Task goal: Set down, exactly as written, the lines from the top of the data to the line that holds "const FAMILY = 'Liberation", and omit the pictures.

Provided material:
<<<<
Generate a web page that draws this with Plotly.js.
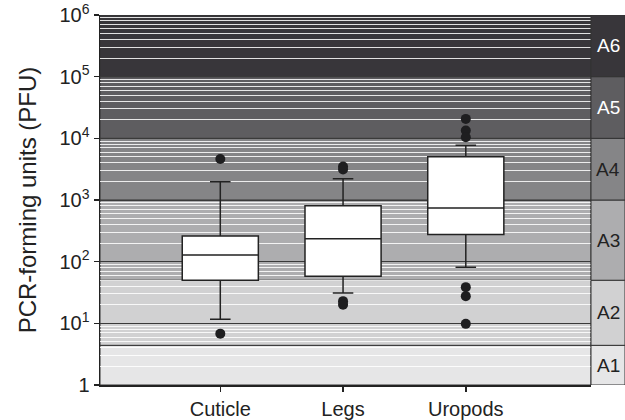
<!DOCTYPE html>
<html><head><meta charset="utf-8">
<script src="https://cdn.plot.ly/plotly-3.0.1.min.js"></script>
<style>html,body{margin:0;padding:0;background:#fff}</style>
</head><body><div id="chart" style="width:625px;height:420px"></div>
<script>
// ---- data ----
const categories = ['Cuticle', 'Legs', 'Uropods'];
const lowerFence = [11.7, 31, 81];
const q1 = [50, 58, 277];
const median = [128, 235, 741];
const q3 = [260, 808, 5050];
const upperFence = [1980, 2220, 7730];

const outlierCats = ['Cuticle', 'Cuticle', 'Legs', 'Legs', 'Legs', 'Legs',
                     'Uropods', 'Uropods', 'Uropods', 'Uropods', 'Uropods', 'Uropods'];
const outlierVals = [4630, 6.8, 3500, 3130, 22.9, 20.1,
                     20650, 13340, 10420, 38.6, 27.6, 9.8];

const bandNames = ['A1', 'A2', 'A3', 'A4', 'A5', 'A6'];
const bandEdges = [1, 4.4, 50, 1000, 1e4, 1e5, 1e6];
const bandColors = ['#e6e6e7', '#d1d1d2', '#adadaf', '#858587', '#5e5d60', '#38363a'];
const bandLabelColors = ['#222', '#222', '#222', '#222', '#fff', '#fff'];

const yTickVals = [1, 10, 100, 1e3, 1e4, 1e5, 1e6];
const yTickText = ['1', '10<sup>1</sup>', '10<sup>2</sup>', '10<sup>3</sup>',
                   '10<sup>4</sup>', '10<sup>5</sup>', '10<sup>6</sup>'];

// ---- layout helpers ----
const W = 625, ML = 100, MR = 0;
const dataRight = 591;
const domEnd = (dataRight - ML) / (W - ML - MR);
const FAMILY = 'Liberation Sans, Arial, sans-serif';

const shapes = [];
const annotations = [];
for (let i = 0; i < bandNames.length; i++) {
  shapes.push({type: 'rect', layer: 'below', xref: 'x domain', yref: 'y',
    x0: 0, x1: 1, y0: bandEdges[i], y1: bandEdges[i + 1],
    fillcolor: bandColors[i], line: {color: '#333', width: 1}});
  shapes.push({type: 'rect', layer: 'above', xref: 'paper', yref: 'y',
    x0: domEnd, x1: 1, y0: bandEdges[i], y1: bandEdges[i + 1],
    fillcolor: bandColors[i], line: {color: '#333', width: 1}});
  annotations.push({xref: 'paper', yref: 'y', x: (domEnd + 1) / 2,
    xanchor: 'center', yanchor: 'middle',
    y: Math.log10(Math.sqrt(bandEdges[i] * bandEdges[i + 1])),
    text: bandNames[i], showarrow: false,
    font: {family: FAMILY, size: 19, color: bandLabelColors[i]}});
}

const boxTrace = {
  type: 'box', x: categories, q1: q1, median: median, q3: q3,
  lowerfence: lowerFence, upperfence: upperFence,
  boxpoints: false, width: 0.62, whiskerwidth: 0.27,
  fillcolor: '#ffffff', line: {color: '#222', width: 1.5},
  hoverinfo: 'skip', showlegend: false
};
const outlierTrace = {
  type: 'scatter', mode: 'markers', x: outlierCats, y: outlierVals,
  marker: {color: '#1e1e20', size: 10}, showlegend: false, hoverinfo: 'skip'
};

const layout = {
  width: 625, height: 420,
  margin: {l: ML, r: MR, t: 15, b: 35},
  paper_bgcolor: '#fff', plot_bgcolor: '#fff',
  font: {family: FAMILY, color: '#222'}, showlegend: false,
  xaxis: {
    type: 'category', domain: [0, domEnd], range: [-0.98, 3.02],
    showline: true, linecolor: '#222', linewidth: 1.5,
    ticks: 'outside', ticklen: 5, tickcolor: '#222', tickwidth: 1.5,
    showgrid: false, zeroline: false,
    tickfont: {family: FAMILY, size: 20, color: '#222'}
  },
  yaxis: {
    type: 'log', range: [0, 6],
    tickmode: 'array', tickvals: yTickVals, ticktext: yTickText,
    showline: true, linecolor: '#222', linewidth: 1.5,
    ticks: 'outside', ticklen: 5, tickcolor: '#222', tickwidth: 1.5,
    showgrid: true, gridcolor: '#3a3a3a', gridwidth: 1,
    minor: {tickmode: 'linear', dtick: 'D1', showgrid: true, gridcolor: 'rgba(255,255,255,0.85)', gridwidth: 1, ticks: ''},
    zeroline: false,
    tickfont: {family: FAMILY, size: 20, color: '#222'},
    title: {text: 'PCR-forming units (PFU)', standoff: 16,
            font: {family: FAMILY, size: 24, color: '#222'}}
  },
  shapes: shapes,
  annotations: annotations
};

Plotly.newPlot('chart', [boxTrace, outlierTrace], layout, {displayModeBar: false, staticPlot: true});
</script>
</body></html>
>>>>
Solution to this task:
Generate a web page that draws this with Plotly.js.
<!DOCTYPE html>
<html><head><meta charset="utf-8">
<script src="https://cdn.plot.ly/plotly-3.0.1.min.js"></script>
<style>html,body{margin:0;padding:0;background:#fff}</style>
</head><body><div id="chart" style="width:625px;height:420px"></div>
<script>
// ---- data ----
const categories = ['Cuticle', 'Legs', 'Uropods'];
const lowerFence = [11.7, 31, 81];
const q1 = [50, 58, 277];
const median = [128, 235, 741];
const q3 = [260, 808, 5050];
const upperFence = [1980, 2220, 7730];

const outlierCats = ['Cuticle', 'Cuticle', 'Legs', 'Legs', 'Legs', 'Legs',
                     'Uropods', 'Uropods', 'Uropods', 'Uropods', 'Uropods', 'Uropods'];
const outlierVals = [4630, 6.8, 3500, 3130, 22.9, 20.1,
                     20650, 13340, 10420, 38.6, 27.6, 9.8];

const bandNames = ['A1', 'A2', 'A3', 'A4', 'A5', 'A6'];
const bandEdges = [1, 4.4, 50, 1000, 1e4, 1e5, 1e6];
const bandColors = ['#e6e6e7', '#d1d1d2', '#adadaf', '#858587', '#5e5d60', '#38363a'];
const bandLabelColors = ['#222', '#222', '#222', '#222', '#fff', '#fff'];

const yTickVals = [1, 10, 100, 1e3, 1e4, 1e5, 1e6];
const yTickText = ['1', '10<sup>1</sup>', '10<sup>2</sup>', '10<sup>3</sup>',
                   '10<sup>4</sup>', '10<sup>5</sup>', '10<sup>6</sup>'];

// ---- layout helpers ----
const W = 625, ML = 100, MR = 0;
const dataRight = 591;
const domEnd = (dataRight - ML) / (W - ML - MR);
const FAMILY = 'Liberation Sans, Arial, sans-serif';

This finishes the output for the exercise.